The potential Chinese purchase needs could not only support pork prices in North America but ease any competitive price pressure on beef from cheaper pork prices. In the U.S., we’re heading into prime grilling season, which should help demand, but getting more pork exports in gear would certainly help.
Congressional sources are not expecting any vote on USMCA until midsummer, despite the damage on U.S. farmers from having retaliatory tariffs on Mexico and China. Should the vote be delayed or worse, the treaty voted down, prices for pork could plummet and beef prices take a hit. Beef exports have increased enough elsewhere in the world that it has escaped major effects.
The U.S. Meat Export Federation reported that U.S. beef exports to Mexico were up eight per cent, in spite of the tariffs, while pork exports to Mexico were down 13 per cent. Pork exports to Canada were down four per cent and beef exports were down six per cent.
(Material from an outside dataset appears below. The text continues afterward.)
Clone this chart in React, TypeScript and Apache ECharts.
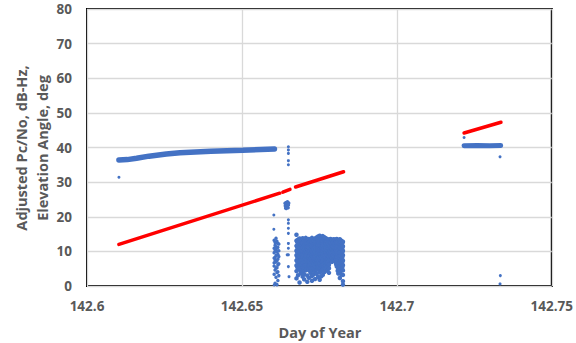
import React, { useEffect, useRef } from "react";
import * as echarts from "echarts";

const xTicks = [142.6, 142.65, 142.7, 142.75];
const yTicks = [0, 10, 20, 30, 40, 50, 60, 70, 80];
const xTitle = "Day of Year";
const yTitleLines = ["Adjusted Pc/No, dB-Hz,", "Elevation Angle, deg"];

// Adjusted Pc/No (blue) - steady tracking bands
const cnoBand1: [number, number][] = [
  [142.6103, 36.4], [142.6130, 36.5], [142.6160, 36.9], [142.6200, 37.5],
  [142.6256, 38.1], [142.6300, 38.5], [142.6400, 38.9], [142.6502, 39.2],
  [142.6605, 39.6],
];
const cnoBand2: [number, number][] = [
  [142.7217, 40.5], [142.7260, 40.6], [142.7300, 40.5], [142.7335, 40.6],
];
// Adjusted Pc/No isolated points
const cnoDots: [number, number][] = [
  [142.6103, 31.4], [142.7217, 42.9], [142.7333, 37.3], [142.7334, 3.0], [142.7333, 0.6],
  [142.6650, 40.2], [142.6650, 39.3], [142.6650, 38.3], [142.6650, 36.2], [142.6650, 35.0],
  [142.6650, 19.1], [142.6650, 18.1], [142.6650, 16.7], [142.6650, 15.2], [142.6650, 12.3],
  [142.6650, 10.9], [142.6650, 9.0], [142.6650, 5.6], [142.6646, 9.0], [142.6652, 2.7],
  [142.6603, 20.5], [142.6603, 16.4], [142.6604, 0.3],
];
// Adjusted Pc/No cluster near 23 dB-Hz
const cnoCluster: [number, number][] = [
  [142.6640, 23.2], [142.6643, 24.1], [142.6646, 22.8], [142.6648, 23.6], [142.6641, 22.5],
  [142.6645, 23.9], [142.6649, 22.6], [142.6642, 23.8], [142.6647, 24.3], [142.6644, 23.0],
  [142.6650, 23.4], [142.6639, 23.9], [142.6651, 24.0], [142.6643, 22.4],
];
// Adjusted Pc/No noisy region, per time column
const cnoNoiseLeft: [number, number[]][] = [
  [142.6604, [13.2, 10.9, 9.6, 8.1, 5.8, 3.4, 6.7]],
  [142.6607, [11.8, 10.1, 8.2, 7.5, 4.6, 0.8, 12.6]],
  [142.6610, [12.5, 10.4, 8.8, 6.9, 5.2, 2.5, 13.8, 11.3]],
  [142.6613, [12.9, 9.9, 7.3, 5.3, 3.9, 0.4, 11.0]],
  [142.6616, [11.2, 7.8, 4.1, 1.6, 9.2, 12.3, 6.1]],
  [142.6619, [12.1, 10.2, 6.4, 8.5, 3.0]],
];
const cnoNoiseBlock: [number, number[]][] = [
  [142.6676, [14.8, 13.1, 11.6, 10.2, 8.9, 7.4, 5.9, 4.3, 2.2]],
  [142.6679, [12.6, 11.1, 9.7, 8.2, 6.9, 5.4]],
  [142.6681, [13.4, 12.2, 10.8, 9.5, 8.1, 6.6, 5.2, 3.1]],
  [142.6684, [13.1, 11.9, 10.2, 8.7, 7.6, 6.0]],
  [142.6686, [13.7, 12.6, 11.3, 9.9, 8.6, 7.2, 6.1, 4.8, 1.0]],
  [142.6689, [12.3, 11.0, 9.5, 8.3, 7.0, 5.6, 4.2]],
  [142.6691, [12.9, 11.9, 10.4, 9.1, 7.7, 6.3, 5.0, 3.6]],
  [142.6694, [13.2, 11.7, 10.3, 8.9, 7.5, 6.1]],
  [142.6696, [13.8, 12.4, 11.0, 9.7, 8.3, 6.8, 5.5, 4.1, 2.7]],
  [142.6699, [12.8, 11.3, 10.0, 8.6, 7.3, 5.9, 4.6]],
  [142.6701, [13.2, 11.7, 10.6, 9.3, 7.9, 6.5, 5.3, 3.4, 1.9]],
  [142.6704, [13.5, 12.2, 10.8, 9.5, 8.0, 6.2]],
  [142.6706, [13.9, 12.8, 11.4, 10.0, 8.7, 7.0, 5.7, 4.5]],
  [142.6709, [12.9, 11.5, 10.2, 8.8, 7.5, 6.0, 4.8]],
  [142.6711, [13.5, 12.1, 10.9, 9.6, 8.2, 6.9, 5.4, 3.0, 1.2]],
  [142.6714, [13.0, 11.6, 10.3, 8.9, 7.6, 6.3]],
  [142.6716, [13.6, 12.5, 11.2, 9.8, 8.4, 7.1, 5.8, 4.6, 2.4]],
  [142.6719, [12.7, 11.4, 10.1, 8.6, 7.3, 5.9]],
  [142.6721, [13.0, 11.8, 10.5, 9.2, 7.8, 6.4, 5.1, 3.8]],
  [142.6724, [13.3, 12.1, 10.7, 9.3, 8.1, 6.7, 5.3]],
  [142.6726, [13.9, 12.7, 11.5, 10.1, 8.8, 7.3, 6.0, 4.4, 2.9, 1.5]],
  [142.6729, [12.6, 11.2, 9.8, 8.5, 7.0, 5.7]],
  [142.6731, [13.3, 12.0, 10.7, 9.4, 8.0, 6.7, 5.2, 3.3]],
  [142.6734, [13.0, 11.6, 10.2, 8.8, 7.4, 6.1, 4.7]],
  [142.6736, [13.7, 12.3, 11.1, 9.9, 8.5, 7.0, 5.6, 4.2, 2.0]],
  [142.6739, [13.4, 12.0, 10.6, 9.2, 7.8, 6.5]],
  [142.6741, [14.0, 12.9, 11.6, 10.3, 8.9, 7.5, 6.2, 4.7, 3.5]],
  [142.6744, [13.6, 12.2, 10.9, 9.5, 8.1, 6.8, 5.4]],
  [142.6746, [14.3, 13.0, 11.8, 10.4, 9.0, 7.6, 6.1, 4.9, 2.6]],
  [142.6749, [13.8, 12.4, 11.1, 9.8, 8.4, 7.0, 5.6]],
  [142.6751, [14.5, 13.2, 11.9, 10.6, 9.2, 7.8, 6.4, 5.0, 3.9, 1.8]],
  [142.6754, [13.6, 12.3, 10.8, 9.5, 8.0, 6.7, 5.2]],
  [142.6756, [14.2, 12.8, 11.4, 10.0, 8.6, 7.2, 5.8, 4.3, 2.8]],
  [142.6759, [13.7, 12.4, 11.0, 9.6, 8.2, 6.9, 5.5]],
  [142.6761, [14.4, 13.1, 11.7, 10.2, 8.8, 7.4, 6.0, 4.6, 3.2]],
  [142.6764, [13.5, 12.0, 10.6, 9.3, 7.9, 6.4, 5.0]],
  [142.6766, [14.1, 12.6, 11.3, 9.9, 8.5, 7.1, 5.5, 4.0]],
  [142.6769, [13.2, 11.9, 10.5, 9.1, 7.7, 6.2]],
  [142.6771, [13.8, 12.4, 11.1, 9.7, 8.3, 6.9, 5.9, 5.0]],
  [142.6774, [13.0, 11.7, 10.3, 8.9, 7.6, 6.5]],
  [142.6776, [13.5, 12.2, 10.9, 9.5, 8.2, 7.0, 6.3, 4.4]],
  [142.6779, [12.9, 11.6, 10.2, 8.8, 7.7, 5.7]],
  [142.6781, [13.4, 12.0, 10.8, 9.6, 8.4, 7.3, 6.2, 5.1, 3.8]],
  [142.6784, [12.8, 11.5, 10.3, 9.0, 7.9]],
  [142.6786, [13.6, 12.3, 11.0, 9.8, 8.6, 7.5]],
  [142.6789, [12.9, 11.7, 10.4, 9.1, 7.8]],
  [142.6791, [13.3, 12.1, 10.7, 9.4, 8.1, 7.0]],
  [142.6794, [12.8, 11.6, 10.3, 9.0, 7.7]],
  [142.6796, [13.5, 12.4, 11.2, 9.9, 8.5, 7.3]],
  [142.6799, [12.9, 11.7, 10.4, 9.1, 7.8]],
  [142.6801, [13.4, 12.2, 10.9, 9.6, 8.3, 7.1]],
  [142.6804, [12.9, 11.6, 10.3, 9.0, 7.7, 6.3]],
  [142.6806, [13.6, 12.5, 11.1, 9.7, 8.4, 6.9, 5.6]],
  [142.6809, [12.7, 11.4, 10.1, 8.8, 7.4, 5.9, 4.4]],
  [142.6811, [13.2, 12.0, 10.8, 9.5, 8.2, 6.6, 5.1, 3.6]],
  [142.6814, [12.8, 11.6, 10.3, 8.9, 7.5, 6.1, 4.7]],
  [142.6816, [13.5, 12.3, 11.0, 9.6, 8.1, 6.7, 5.4, 4.0, 2.3]],
  [142.6819, [12.6, 11.3, 9.9, 8.6, 7.2, 5.8, 4.3]],
  [142.6821, [13.1, 11.9, 10.6, 9.3, 7.9, 6.5, 5.0, 3.3]],
  [142.6824, [12.4, 11.0, 9.7, 8.2, 6.8, 5.3]],
  [142.6826, [12.8, 11.5, 10.2, 8.9, 7.4, 6.0, 4.5, 3.2, 1.4, 0.4]],
];

// Elevation angle (red)
const elevSeg1: [number, number][] = [[142.6103, 12.0], [142.6622, 26.8]];
const elevSeg2: [number, number][] = [[142.6632, 27.1], [142.6655, 27.9]];
const elevSeg3: [number, number][] = [[142.6673, 28.6], [142.6828, 33.0]];
const elevSeg4: [number, number][] = [[142.7217, 44.2], [142.7336, 47.3]];

const BLUE = "#4472C4";
const RED = "#FF0000";
const TEXT = "#595959";
const FONT = "Open Sans";

function flatten(cols: [number, number[]][]): [number, number][] {
  const out: [number, number][] = [];
  cols.forEach(([x, ys]) => ys.forEach((y) => out.push([x, y])));
  return out;
}

export default function App() {
  const ref = useRef<HTMLDivElement>(null);
  useEffect(() => {
    if (!ref.current) return;
    const chart = echarts.init(ref.current, undefined, { renderer: "svg" });
    const lineSeries = (data: [number, number][], color: string, width: number) => ({
      type: "line",
      data,
      showSymbol: false,
      symbol: "none",
      lineStyle: { color, width, cap: "round" },
      silent: true,
      z: 3,
    });
    const scatterSeries = (data: [number, number][], size: number) => ({
      type: "scatter",
      data,
      symbol: "circle",
      symbolSize: size,
      itemStyle: { color: BLUE, opacity: 1 },
      silent: true,
      z: 2,
    });
    chart.setOption({
      animation: false,
      backgroundColor: "#ffffff",
      grid: {
        left: 87,
        right: 23,
        top: 9,
        bottom: 57,
        show: true,
        borderColor: "#000000",
        borderWidth: 2,
        backgroundColor: "transparent",
      },
      xAxis: {
        type: "value",
        min: xTicks[0],
        max: xTicks[xTicks.length - 1],
        interval: 0.05,
        axisLine: { show: false },
        axisTick: { show: false },
        splitLine: { show: true, lineStyle: { color: "#d9d9d9", width: 1.3 } },
        axisLabel: {
          color: TEXT,
          fontFamily: FONT,
          fontWeight: "bold",
          fontSize: 13.5,
          margin: 13,
          formatter: (v: number) => {
            const t = xTicks.find((k) => Math.abs(k - v) < 1e-6);
            return t !== undefined ? String(t) : "";
          },
        },
      },
      yAxis: {
        type: "value",
        min: yTicks[0],
        max: yTicks[yTicks.length - 1],
        interval: 10,
        axisLine: { show: false },
        axisTick: { show: false },
        splitLine: { show: true, lineStyle: { color: "#d9d9d9", width: 1.3 } },
        axisLabel: {
          color: TEXT,
          fontFamily: FONT,
          fontWeight: "bold",
          fontSize: 13.5,
          margin: 15,
        },
      },
      graphic: [
        {
          type: "text",
          x: 320,
          y: 332,
          style: {
            text: xTitle,
            fill: TEXT,
            font: `bold 14.5px '${FONT}'`,
            textAlign: "center",
            textVerticalAlign: "middle",
          },
        },
        {
          type: "text",
          x: 32,
          y: 148,
          rotation: Math.PI / 2,
          style: {
            text: yTitleLines.join("\n"),
            fill: TEXT,
            font: `bold 14.5px '${FONT}'`,
            lineHeight: 21,
            textAlign: "center",
            textVerticalAlign: "middle",
          },
        },
      ],
      series: [
        lineSeries(cnoBand1, BLUE, 5.5),
        lineSeries(cnoBand2, BLUE, 5),
        scatterSeries(cnoDots, 3),
        scatterSeries(cnoCluster, 3.5),
        scatterSeries(flatten(cnoNoiseLeft), 3.5),
        scatterSeries(flatten(cnoNoiseBlock), 4.5),
        { ...lineSeries(elevSeg1, RED, 3.5), z: 4 },
        { ...lineSeries(elevSeg2, RED, 3.5), z: 4 },
        { ...lineSeries(elevSeg3, RED, 3.5), z: 4 },
        { ...lineSeries(elevSeg4, RED, 3.5), z: 4 },
      ],
    });
    return () => chart.dispose();
  }, []);
  return <div ref={ref} style={{ width: 576, height: 343, position: "absolute", left: 0, top: 0 }} />;
}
Pork exports to China were down 21 per cent in 2018 and started 2019 off 20 per cent.
Neither Canada nor Mexico has been happy with the U.S. steel and aluminum tariffs still being in place. The indications originally were that they would be lifted when the USMCA was signed. That changed into when the treaty was passed. Negotiations are still ongoing and some kind of quota system has still been mentioned. But President Trump has apparently grown more comfortable with at least some kind of restriction on steel and aluminum imports.
The impact of the flooding in Iowa and Nebraska will not have a huge national impact on markets, despite the severe local effects. But much of the Corn Belt experiencing very wet weather could have more impact on corn prices if planting is delayed.
Bottom line: The prospect of a Chinese-American trade deal and ASF hold major potential for the beef world.